What's Your Highest Contribution?

What's Your Highest Contribution?

19 Jun 17 3mins Jon Midmer

Leadership

Scarcely a month goes by without hearing from or about a leader who’s operating a level down from their job description. The most common reasons for this are a perceived lack of resources or talent, and/or the need to be more hands-on for a limited period, for example during a crisis or turnaround situation. What’s worrying, however, is for a leader to act down a level when they’ve hand-picked their team and business is good. 

To my mind, this points to an inability to let go, trust their team and focus on their highest contribution – what they bring to the party that no-one else in the organisation can. 

Operating at a lower level than you should is an easy trap to fall into as it keeps you in your comfort zone. While you can convince yourself that rolling up your sleeves is good for team morale because it demonstrates a low-ego, down-to-earth attitude, I’d actually argue the opposite is true.  
 
When a leader does what their team should be doing, it prevents talented (if sometimes less experienced) team members from spreading their wings, making the odd mistake and learning. 

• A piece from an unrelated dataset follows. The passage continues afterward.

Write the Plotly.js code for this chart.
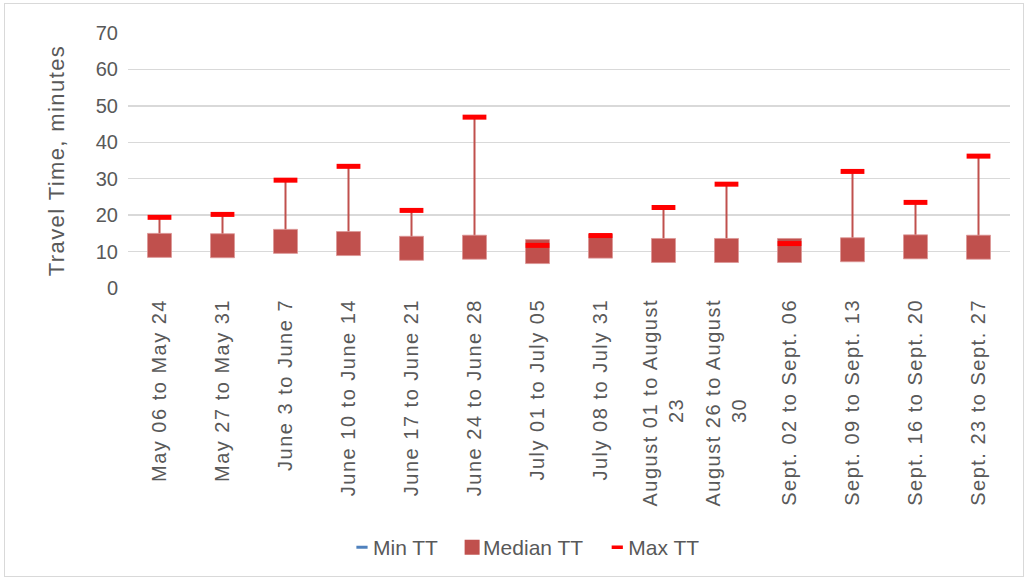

What You Alone Bring to the Party 

Some years ago, at a dinner I hosted for aspiring CEOs, at the end of the evening we went around the room asking for thoughts on what makes CEOs they’ve worked for successful. Some cited smarts, others charisma, others focus. One attendee, at the time the youngest serving executive director of a FTSE 100 consumer business, said that the most valuable thing he’d learned about leadership from his former CEO was to differentiate the value that your team, you and your boss add. A few years later, I asked him to re-articulate what he had said that night. Here’s what he said: 

“Let's imagine that what we do at work is an exam out of 100. As a team leader, you need to work out which exam we’re taking. You then need to assemble a team that’s going to score 90% in the exam without your help. Your job is to move their score from 90% to 95%. You're not going to do that by getting the 90% they can get without you, so you focus on how you can earn the team the extra five percent – whether it’s by being a sounding board, using your helicopter view of the pitch or removing roadblocks. Then it’s your boss’s job to help you and the team achieve the final few percent.” 

Stepping Up 

To me, this encourages everyone to focus on giving their highest contribution and help your – hopefully skilled and motivated – team to do the same by trusting and coaching them. This approach requires you to be highly disciplined about what you don’t get dragged into on a daily basis. 
 
One successful CEO-turned non-executive director told me that in his last executive role he’d receive 200 emails a day, of which only 10 were usually important. Getting sucked into matters team members are more than capable of handling by themselves can not only drain energy and divert focus from more important matters, it deprives direct reports of the autonomy and growth they deserve. 

Stepping up can be challenging and can require coaching to perform really well. If you’ve been promoted internally, it can be hard to let go of a job you were doing excellently – maybe even the very reason why you were promoted! 

A regional President of a global retailer once confided to me that it took him almost a year to stop also being the Chief Commercial Officer he had been before he was promoted. He eventually realised, though, that “what got him here wouldn’t get him there”. 

If you’ve been given your job, it’s because your boss believes you can add value in a way that others cannot. So, if your team and wider organisation need you to focus on giving your highest contribution, do you know what that is and how you can best provide it?